1980: Crystal Night

Crystal Night #1 (1980) by Sharon Rudahl

This is it: The end of an era. This is the final underground #1 comic Kitchen Sink published, and the transition from underground publisher to indie comics publisher is almost complete. (Kitchen would still go on to publish comics in series already started, like Gay Comix, for a while.)

Well, OK, Harold Hedd: Hitler’s Cocaine would follow four years later, and, yes, that’s a quite underground book, but… it’s full colour, and it’s an outlier, OK? And he’d start a new iteration of Death Rattle in 1985… but those books were more tailored to the direct comics channel, so I’m sticking by my first claim: This is the final new underground comic book Kitchen published.

Rudahl had appeared in a number of anthologies before this (mostly from Kitchen Sink), but this is her first solo book, I believe. I’ve always liked her stories — they’re usually very quirky and on subject matters that you don’t really expect to find in the anthologies she appears in (like bits from the Russian revolution and stuff). She always seems to cram more stuff into the pieces than she has room to… and this book seems to follow the same pattern: It’s just bursting with material.
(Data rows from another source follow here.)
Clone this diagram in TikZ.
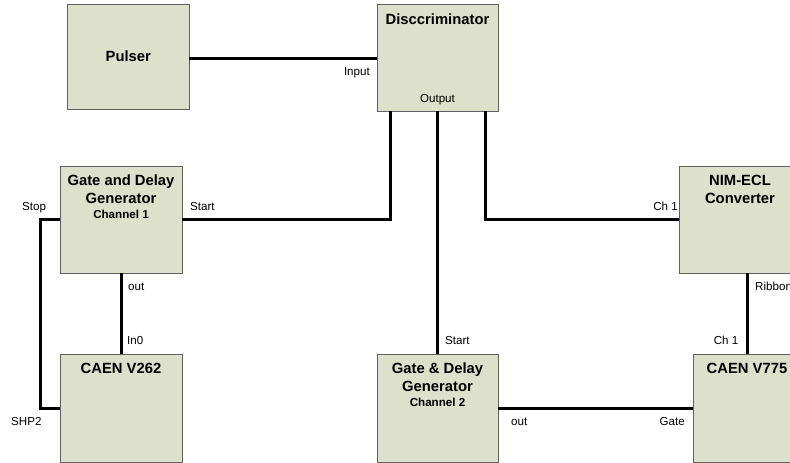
\documentclass[tikz,border=0pt]{standalone}
\usepackage{fontspec}
\setmainfont{Liberation Sans}
\definecolor{boxfill}{HTML}{DDE0CA}
\definecolor{boxline}{HTML}{606060}
\begin{document}
\begin{tikzpicture}[x=1pt,y=-1pt,
  unit/.style={draw=boxline,line width=1pt,fill=boxfill,inner sep=0pt,outer sep=0pt},
  wire/.style={line width=3pt,line cap=butt},
  ttl/.style={font=\fontsize{14.8}{18}\selectfont\bfseries,anchor=base,inner sep=0pt},
  chan/.style={font=\fontsize{11.6}{14}\selectfont\bfseries,anchor=base,inner sep=0pt},
  lbl/.style={font=\fontsize{11.6}{14}\selectfont,inner sep=0pt}]
\useasboundingbox (0,0) rectangle (790,463);
\begin{scope}
\clip (0,0) rectangle (790,463);
% boxes
\node[unit,minimum width=121.5pt,minimum height=105pt] (pulser) at (128.25,56.5) {};
\node[unit,minimum width=121pt,minimum height=107pt] (disc) at (437.5,57.5) {};
\node[unit,minimum width=122pt,minimum height=107pt] (gate1) at (121,219.5) {};
\node[unit,minimum width=122pt,minimum height=108pt] (v262) at (121,408) {};
\node[unit,minimum width=121pt,minimum height=108pt] (gate2) at (437.5,408) {};
\node[unit,minimum width=122pt,minimum height=107pt] (nim) at (740,219.5) {};
\node[unit,minimum width=108pt,minimum height=108pt] (v775) at (747,408) {};
% titles
\node[ttl] (tpulser) at (128.25,61) {Pulser};
\node[ttl] (tdisc) at (437.5,24) {Disccriminator};
\node[ttl] (tg1a) at (121,185.5) {Gate and Delay};
\node[ttl] (tg1b) at (121,203.5) {Generator};
\node[chan] (tg1c) at (121,218.5) {Channel 1};
\node[ttl] (tv262) at (121,373.5) {CAEN V262};
\node[ttl] (tg2a) at (437.5,373.5) {Gate \& Delay};
\node[ttl] (tg2b) at (437.5,391.5) {Generator};
\node[chan] (tg2c) at (437.5,406.5) {Channel 2};
\node[ttl] (tnima) at (740,185.5) {NIM-ECL};
\node[ttl] (tnimb) at (740,203.5) {Converter};
\node[ttl] (tv775) at (747,373.5) {CAEN V775};
% connection points
\coordinate (o1) at (390,111);
\coordinate (o3) at (485,111);
\coordinate (pin) at (377,58);
% wires
\draw[wire] (pulser.east |- pin) -- (pin);
\draw[wire] (gate1.east) -| (o1);
\draw[wire] (disc.south) -- (gate2.north);
\draw[wire] (o3) |- (nim.west);
\draw[wire] (gate1.west) -- ++(-20,0) |- (v262.west);
\draw[wire] (gate1.south) -- (v262.north);
\draw[wire] (v775.north) -- (v775.north |- nim.south);
\draw[wire] (gate2.east) -- (v775.west);
% labels
\node[lbl,anchor=base east] (lin) at (370,75) {Input};
\node[lbl,anchor=base] (lout) at (437.5,102) {Output};
\node[lbl,anchor=base west] (lstop) at (22,210) {Stop};
\node[lbl,anchor=base west] (lstart1) at (190,210) {Start};
\node[lbl,anchor=base west] (lout1) at (128,290) {out};
\node[lbl,anchor=base west] (lin0) at (127,344) {In0};
\node[lbl,anchor=base west] (lshp) at (11,425.5) {SHP2};
\node[lbl,anchor=base west] (lstart2) at (445,344) {Start};
\node[lbl,anchor=base east] (lch1a) at (678,210) {Ch 1};
\node[lbl,anchor=base west] (lrib) at (755,290) {Ribbon};
\node[lbl,anchor=base east] (lch1b) at (738.5,344) {Ch 1};
\node[lbl,anchor=base west] (lout2) at (511,425.5) {out};
\node[lbl,anchor=base east] (lgate) at (685,425.5) {Gate};
\end{scope}
\end{tikzpicture}
\end{document}
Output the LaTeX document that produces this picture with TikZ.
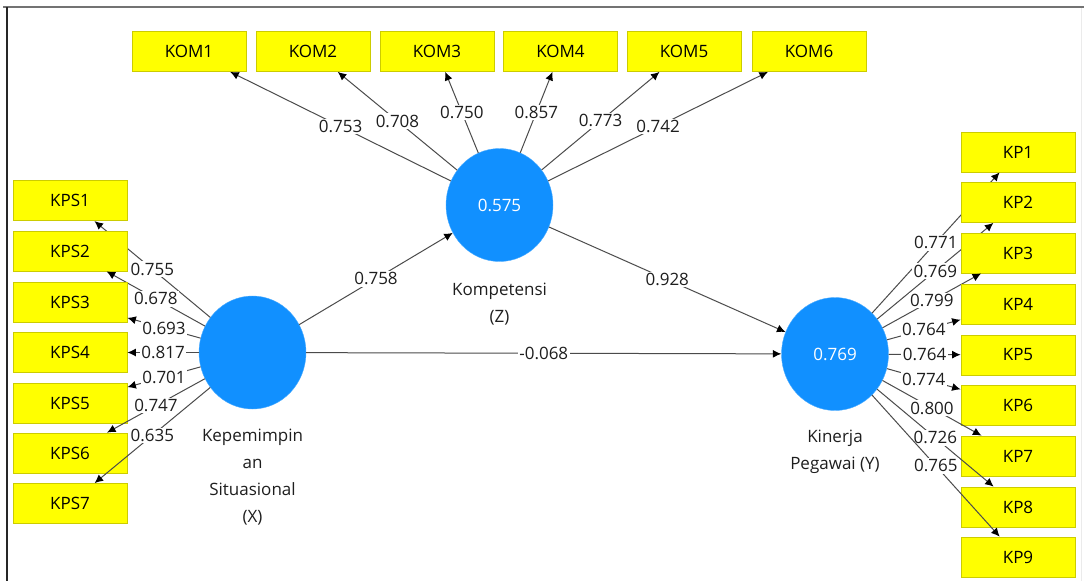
\documentclass[tikz,border=0pt]{standalone}
\usepackage{fontspec}
\setmainfont{Open Sans}
\usetikzlibrary{shapes.geometric,arrows.meta}
\definecolor{plsblue}{RGB}{17,144,255}
\definecolor{plsyellow}{RGB}{255,255,0}
\definecolor{linegray}{RGB}{75,75,75}
\definecolor{textgray}{RGB}{30,30,30}
\newcommand{\plsfont}{\fontsize{17}{27}\selectfont}

\begin{document}
\begin{tikzpicture}[x=1pt, y=-1pt,
    indicator/.style={rectangle, fill=plsyellow, draw=plsyellow!80!black, line width=0.8pt,
      minimum width=114pt, minimum height=40pt, inner sep=0pt, font=\plsfont, text=black},
    latent/.style={ellipse, fill=plsblue, draw=plsblue!75!white, minimum width=107pt,
      minimum height=113pt, inner sep=0pt, font=\plsfont, text=white},
    latentname/.style={align=center, font=\plsfont, text=textgray},
    coef/.style={fill=white, inner sep=1.5pt, font=\plsfont, text=textgray},
    loading/.style={draw=linegray, line width=1pt, arrows={Latex[black,length=8.5pt,width=8pt]-}},
    structural/.style={draw=linegray, line width=1pt, arrows={-Latex[black,length=8.5pt,width=8pt]}}]
      \useasboundingbox (0,0) rectangle (1084,581);
      % frame of the screenshot
      \draw[black!55, line width=2pt] (3,7) -- (1084,7);
      \draw[black!85, line width=1.4pt] (7,7) -- (7,581);
      \draw[black!8] (1081,8) -- (1081,581);
      % latent variables
      \node[latent] (x) at (252.5, 352.5) {};
      \node[latentname] (xname) at (252.5, 477) {Kepemimpin\\an\\Situasional\\(X)};
      \node[latent] (z) at (499.5, 205) {0.575};
      \node[latentname] (zname) at (499.5, 304) {Kompetensi\\(Z)};
      \node[latent] (y) at (835, 354) {0.769};
      \node[latentname] (yname) at (835, 451.5) {Kinerja\\Pegawai (Y)};
      \draw[structural] (x) -- node[coef] {0.758} (z);
      \draw[structural] (z) -- node[coef] {0.928} (y);
      \draw[structural] (x) -- node[coef] {-0.068} (y);
      % indicators of Z
      \node[indicator] (kom1) at (189, 51.5) {KOM1} edge[loading] node[coef] {0.753} (z);
      \node[indicator] (kom2) at (313, 51.5) {KOM2} edge[loading] node[coef] {0.708} (z);
      \node[indicator] (kom3) at (437, 51.5) {KOM3} edge[loading] node[coef] {0.750} (z);
      \node[indicator] (kom4) at (560.5, 51.5) {KOM4} edge[loading] node[coef] {0.857} (z);
      \node[indicator] (kom5) at (684, 51.5) {KOM5} edge[loading] node[coef] {0.773} (z);
      \node[indicator] (kom6) at (809, 51.5) {KOM6} edge[loading] node[coef] {0.742} (z);
      % indicators of X
      \node[indicator] (kps1) at (70, 200.7) {KPS1} edge[loading] node[coef] {0.755} (x);
      \node[indicator] (kps2) at (70, 251) {KPS2} edge[loading] node[coef] {0.678} (x);
      \node[indicator] (kps3) at (70, 302) {KPS3} edge[loading] node[coef] {0.693} (x);
      \node[indicator] (kps4) at (70, 352.5) {KPS4} edge[loading] node[coef] {0.817} (x);
      \node[indicator] (kps5) at (70, 403) {KPS5} edge[loading] node[coef] {0.701} (x);
      \node[indicator] (kps6) at (70, 453) {KPS6} edge[loading] node[coef] {0.747} (x);
      \node[indicator] (kps7) at (70, 503.5) {KPS7} edge[loading] node[coef] {0.635} (x);
      % indicators of Y
      \node[indicator] (kp1) at (1018, 152) {KP1} edge[loading] node[coef] {0.771} (y);
      \node[indicator] (kp2) at (1018, 202.5) {KP2} edge[loading] node[coef] {0.769} (y);
      \node[indicator] (kp3) at (1018, 253) {KP3} edge[loading] node[coef] {0.799} (y);
      \node[indicator] (kp4) at (1018, 304) {KP4} edge[loading] node[coef] {0.764} (y);
      \node[indicator] (kp5) at (1018, 355) {KP5} edge[loading] node[coef] {0.764} (y);
      \node[indicator] (kp6) at (1018, 405.5) {KP6} edge[loading] node[coef] {0.774} (y);
      \node[indicator] (kp7) at (1018, 456) {KP7} edge[loading] node[coef] {0.800} (y);
      \node[indicator] (kp8) at (1018, 507) {KP8} edge[loading] node[coef] {0.726} (y);
      \node[indicator] (kp9) at (1018, 557) {KP9} edge[loading] node[coef] {0.765} (y);
    \end{tikzpicture}
\end{document}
So the story starts on the inside front cover and doesn’t end until the inside back cover.

And the storytelling is, indeed, super-compressed. But… I don’t know how she does this, but this book has a wonderful flow. There’s so much happening that it should take at least four times as many pages to play out, but it doesn’t feel cramped. She keeps the number of characters down to a reasonable number, and gives them, well, character, so all the plot machinations feel like they matter.

And there’s a lot of plot here. I think there’s about three twists? But it doesn’t feel gimmicky — it’s just a riveting science fiction story. After reading it, I felt like I’d watched an epic movie or something.

I do really enjoy Rudahl’s cartooning, too. While there’s a sameness to some of the faces, they’re distinct enough to be functional, while also being charming.

So if we consider this to be Kitchen Sink’s final underground book, they end the era on a high point with one of the best underground books they published.

ComixJoint sayeth:

If you enjoy feminist comics at all, you are sure to enjoy this one-shot tale of love, family, class warfare, deception, loyalty and redemption.

And:

This is currently the most recently published comic book with a new title that I categorized in the underground section. Everything that came after this book was published, I put in the Alternative section.

Wow! We’re in sync here!

Dan Nadel apparently included this in the Art in Time book? He’s got good taste. And I seem to have missed that book? I should get shopping.

This is the fifty-eighth post in the Entire Kitchen Sink blog series.